モツ焼き店「豪」の開店3周年を祝い乾杯する店主・田倉豪運さん(右)と常連客
Photo By スポニチ

 春はたそがれ。ウキウキ、モンモンの日々を送る年齢不詳の四十路独身・肉飲みライター、川手優子が訪れたのは東京・中野の「豪」。鮮度抜群の豚モツを提供すると肉マニアが“三つ星”を贈る話題のモツ焼き店だ。葉桜の夜、ニク欲を満たして…。

 むせ返るほど口いっぱいに頬張りたい。そんな欲求を抑えられない夜がある。求めるのは新鮮なホルモンエキス。向かったのは鯉口シャツ姿の粋な店主が切り盛りするモツ焼き店「豪」だ。

 カウンターの人となってまずはレバーから。鮮度が命のモツは東京都港区の東京中央卸売市場食肉市場直送。切り口の“エッジが利いた”レバーはプリプリで甘みたっぷり。続いてルビー色に輝くハツ、ガツ、チレと夢のようなモツ刺しメドレー。お供はビール、サッポロ“赤星”ラガーだ。

 開店30分後の5時半には早くも店は満席となり、店主の豪ちゃんは次々と入るオーダーを手早くこなしながらも、客との世間話に興じる。

 「汗だくになって2時間で1000本の串打ちをしていた頃に比べればなんてことないです」と、涼しい顔で串を焼き、レバニラ炒めのフライパンをあおりながら、お代わりのハイボールをさっと渡してくれる。

 高田馬場などで店舗展開する人気モツ焼き店「みつぼ」出身。神輿(みこし)が好きな35歳は男盛り。きびきびとした動きにほれぼれしちゃうわ~。

 オクラ、トマト、カブ、空豆など野菜たっぷりの日替わりメニューも充実しているが、豪ちゃん一番の関心はモツ。客においしい店があると聞けば足を運んで味を研究。丁寧に掃除(下処理)されたモツは、手をかけられて美しい“貴婦人”に変身していく。

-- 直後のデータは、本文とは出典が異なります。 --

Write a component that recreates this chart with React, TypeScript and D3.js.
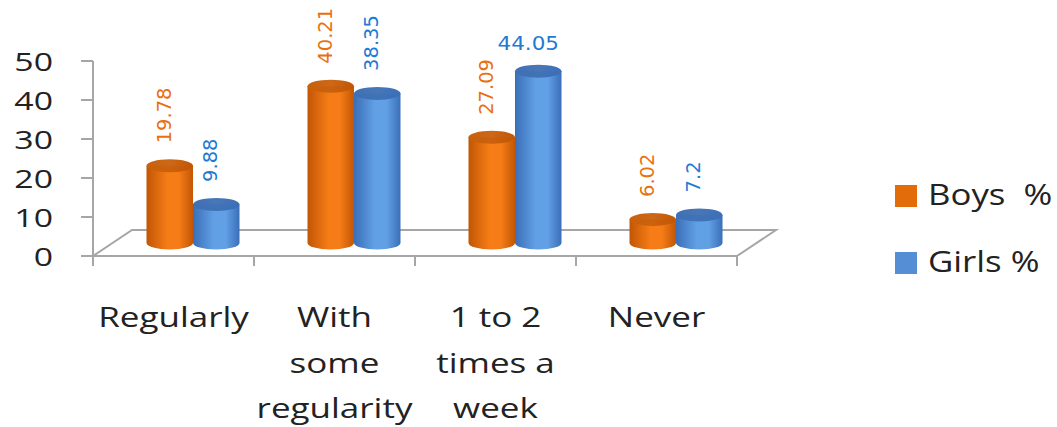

 大切なのは部位の個性に合わせた「火入れ」。絶妙なボイル加減の「上白刺し」も、串焼きのキクも、心地よい触感と脂のうま味が際立つ仕上がりだ。

 脂も「さっぱり」、「程よく」、「濃厚」と、同じ部位でも調理によって三変化。オンナも同じ。男の扱いによって変わる。こんなに手をかけてもらえたら私だってもっといい味に…おっと、酔いが回ってるわ~。

 極薄カットの「軟骨スライス」、レンコンの歯応えが病みつきになる「手作りつくね」もあったら食べてほしい。

 焼きトン店激戦区の外れにあるカウンター8席だけの小さな店で開店3周年を祝う声が響く。モツマニアにもジモティーにも愛される「豪」のモツ愛に乾杯! (川手 優子)

 ◇豪 豪ちゃんこと店主の田倉豪運(ひでかず)さんは20歳から和食の修業をしたのち、27歳で「みつぼ」に就職。高田馬場店の店長などを経て12年4月に独立開店した。独自の仕入れルートを開拓し、ここでしか食べられないオリジナルの肉メニューに遠方からやって来るファンも多い。酒類も安く2000円もあれば肉ざんまいが楽しめる。東京都中野区新井2の7の12。(電)03(3387)7425。営業時間は午後5時~深夜0時。日曜定休。

 ◆川手 優子(かわて・ゆうこ)東京都出身。年齢、体重非公開の四十路ライター。独身。取材範囲はグルメ、AV、落語など多岐にわたる。週刊誌を中心に活躍中。ライフワークは肉をアテにひとり飲み。酒量は何でもボトル1本以上。